Now is Not the Time to Attack Iran's Nuclear Sites Says
Meir Dagan in His First American Interview
The former head of Israel's intelligence service believes the Iranian regime is a rational one and even its president, Mahmoud Ahmadinejad - who has called for Israel to be annihilated - acts in a somewhat rational way when it comes to Iran's nuclear ambitions. While the possibility of a nuclear-armed Iran becomes an election-year issue, ex-Mossad chief Meir Dagan sits down with Lesley Stahl to discuss the Iranian nuclear program and stress that now is not the time to attack it. The 60 MINUTES interview will be broadcast Sunday, March 11 (7:00-8:00 PM, ET/PT) on the CBS Television Network. An excerpt of it will be broadcast on the CBS EVENING NEWS tonight (8), where Stahl will appear to discuss the interview with Scott Pelley.
"The regime in Iran is a very rational one," says the former top Israeli spymaster. And President Ahmadinejad? "The answer is yes," he replies. "Not exactly our rational, but I think he is rational," Dagan tells Stahl.
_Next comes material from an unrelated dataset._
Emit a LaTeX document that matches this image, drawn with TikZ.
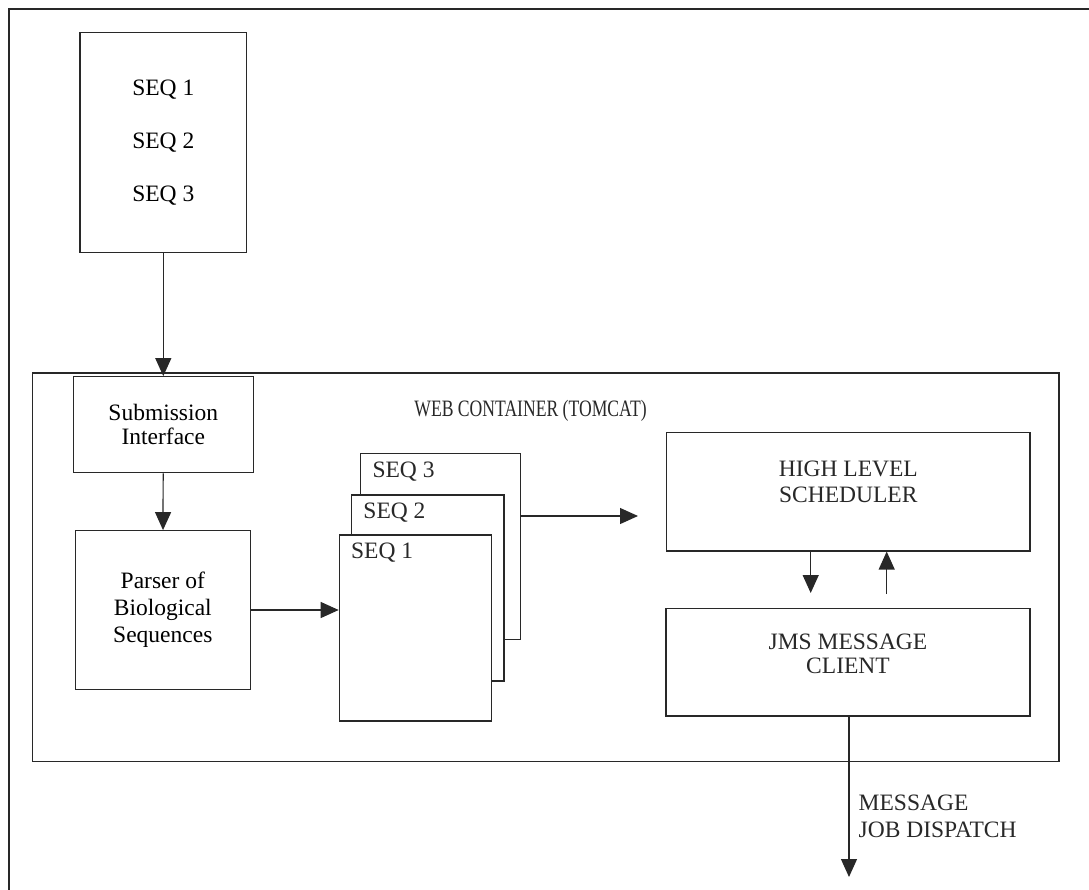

It's a different kind of rational, says Dagan, not rational in the Western-thinking sense. "But no doubt, they are considering all the implications of their actions...They will have to pay dearly...and I think the Iranians at this point in time are...very careful on the project," says Dagan. "They are not running..."
So he doesn't advocate a pre-emptive Israeli military strike against Iran's nuclear industry anytime soon, an attack that he said would have to be against "a large number of targets." There is time to wait before such dire actions need to be taken. In the meantime, he thinks that to foment regime change is a smarter tactic. "It's our duty to help anyone who likes to present an open opposition against their regime in Iran," says Dagan. He refused to answer whether Israel has supported the youth groups who have publicly protested against the regime in the past.
Ultimately, the Iranians cannot be allowed to get a nuclear weapon, but an attack on their nuclear sites now would be a mistake, he says. "An attack on Iran before you are exploring all other approaches is not the right way," Dagan tells Stahl.
He also believes the U.S. will intervene if necessary. "And [President Obama] said openly that the military option is on the table and he is not going to let Iran become a nuclear state and from my experience, I usually trust the president of the U.S.," he says. "The issue of Iran armed with a nuclear capability is not an Israeli problem; it's an international problem."
When Stahl suggests he seems to want to wait and have the U.S. attack Iranian nuclear sites, Dagan replies, "if I prefer that someone will do it, I always prefer that Americans will do it," he says.